The 14th Finance Commission award and the need to pull up their business reforms rankings gives these states—in particular West Bengal, Tamil Nadu and Kerala—a unique opportunity to break from the long- run equilibrium of an expensive welfare-state orientation that characterises them. Either these states can use the greater fiscal room for building infrastructure and attract potential investors or they can continue welfarism with greater ease before their long-term fiscal trend catches up with them again. It is rare for such opportunities to present themselves in competitive democracies where the temptation to spend ever more is too great to give up.

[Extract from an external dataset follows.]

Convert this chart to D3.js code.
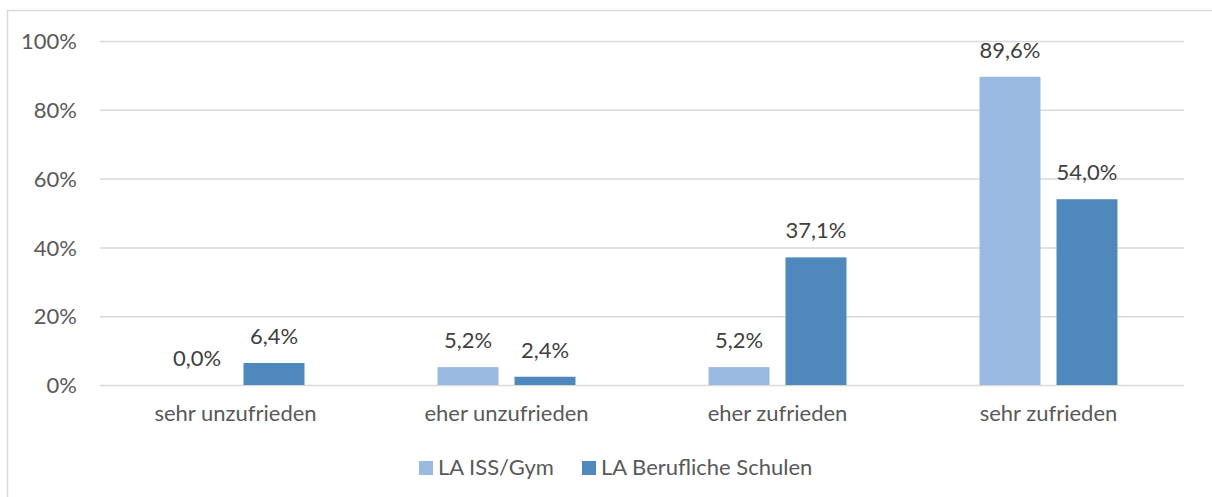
<!DOCTYPE html>
<html>
<head>
<meta charset="utf-8">
<script src="https://cdn.jsdelivr.net/npm/d3@7"></script>
<style>
  body { margin: 0; background: #fff; }
  svg { display: block; }
</style>
</head>
<body>
<svg width="1212" height="497"></svg>
<script>
const categories = ['sehr unzufrieden', 'eher unzufrieden', 'eher zufrieden', 'sehr zufrieden'];
const seriesNames = ['LA ISS/Gym', 'LA Berufliche Schulen'];
const issGym = [0.0, 5.2, 5.2, 89.6];
const beruflich = [6.4, 2.4, 37.1, 54.0];
const yTicks = [0, 20, 40, 60, 80, 100];
const colors = ['#9ab9e0', '#4f88bd'];
const fontFamily = 'Lato, "Open Sans", sans-serif';

const svg = d3.select('svg');
const margin = { left: 100, right: 28, top: 41, bottom: 112 };
const width = +svg.attr('width');
const height = +svg.attr('height');
const innerWidth = width - margin.left - margin.right;
const innerHeight = height - margin.top - margin.bottom;

// chart frame: only the top and left edges show in the source
svg.append('path')
  .attr('d', `M7.5,${height}V10.5H${width}`)
  .attr('fill', 'none')
  .attr('stroke', '#d9d9d9')
  .attr('stroke-width', 1.5);

const g = svg.append('g')
  .attr('transform', `translate(${margin.left},${margin.top})`);

const xScale = d3.scaleBand()
  .domain(categories)
  .range([0, innerWidth])
  .padding(0);

const xSub = d3.scaleBand()
  .domain(seriesNames)
  .range([0, xScale.bandwidth()])
  .paddingInner(16 / 77)
  .paddingOuter(0.864);

const yScale = d3.scaleLinear()
  .domain([0, 100])
  .range([innerHeight, 0]);

const yAxis = d3.axisLeft(yScale)
  .tickValues(yTicks)
  .tickFormat(d => d + '%')
  .tickSize(-innerWidth)
  .tickPadding(23);

const yAxisG = g.append('g').call(yAxis)
  .attr('font-size', 22)
  .attr('font-family', fontFamily);
yAxisG.select('.domain').remove();
yAxisG.selectAll('.tick line')
  .attr('stroke', '#d9d9d9')
  .attr('stroke-width', 1.5);
yAxisG.selectAll('.tick text')
  .attr('fill', '#595959')
  .attr('dy', '0.35em');

const xAxis = d3.axisBottom(xScale)
  .tickSize(0)
  .tickPadding(20);

const xAxisG = g.append('g')
  .attr('transform', `translate(0,${innerHeight})`)
  .call(xAxis)
  .attr('font-size', 22)
  .attr('font-family', fontFamily);
xAxisG.select('.domain').remove();
xAxisG.selectAll('.tick text').attr('fill', '#595959');

const data = categories.map((c, i) => ({
  category: c,
  values: [
    { series: seriesNames[0], value: issGym[i], color: colors[0] },
    { series: seriesNames[1], value: beruflich[i], color: colors[1] }
  ]
}));

const groups = g.selectAll('g.group')
  .data(data)
  .enter().append('g')
  .attr('class', 'group')
  .attr('transform', d => `translate(${xScale(d.category)},0)`);

groups.selectAll('rect')
  .data(d => d.values)
  .enter().append('rect')
  .attr('x', d => xSub(d.series))
  .attr('y', d => yScale(d.value))
  .attr('width', xSub.bandwidth())
  .attr('height', d => innerHeight - yScale(d.value))
  .attr('fill', d => d.color);

groups.selectAll('text.value')
  .data(d => d.values)
  .enter().append('text')
  .attr('class', 'value')
  .attr('x', d => xSub(d.series) + xSub.bandwidth() / 2)
  .attr('y', d => yScale(d.value) - 19)
  .attr('text-anchor', 'middle')
  .attr('fill', '#404040')
  .attr('font-size', 22)
  .attr('font-family', fontFamily)
  .text(d => d.value.toFixed(1).replace('.', ',') + '%');

// legend
const legendX = [419, 582];
const legend = svg.append('g')
  .attr('font-size', 22)
  .attr('font-family', fontFamily);
seriesNames.forEach((name, i) => {
  legend.append('rect')
    .attr('x', legendX[i]).attr('y', 461)
    .attr('width', 14).attr('height', 14)
    .attr('fill', colors[i]);
  legend.append('text')
    .attr('x', legendX[i] + 19).attr('y', 475)
    .attr('fill', '#595959')
    .text(name);
});
</script>
</body>
</html>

There can, of course, be no denying that each of these states has its own particular set of problems. In Assam, security and counterinsurgency has been a concern for the Tarun Gogoi government for almost all the 15 years that it has been in power until the surrender of Arabinda Rajkhowa and Anup Chetia—the two top leaders of the United Liberation Front of Asom (ULFA). In Kerala, the problem is one of the increasing ‘hollowing out’ of its much vaunted ‘model’ of development. Now, high costs, excessive reliance on remittances from residents abroad and the lack of an industrial base stare at the state. West Bengal set on a ruinous course a long time ago—the fiscal malaise is just one part of the problem. In Tamil Nadu, it seems business as usual as two antagonistic political parties vie for power (even as they follow broadly similar policy recipes and solutions) based on nothing more than the personalities of their leaders. These problems may make it appear that there is nothing common among these states. But the unique political and economic circumstances they find themselves in suggests that solutions to these problems lie in a far-sighted, belt-tightening, politics. If only for that reason, it will be interesting to watch the coming elections.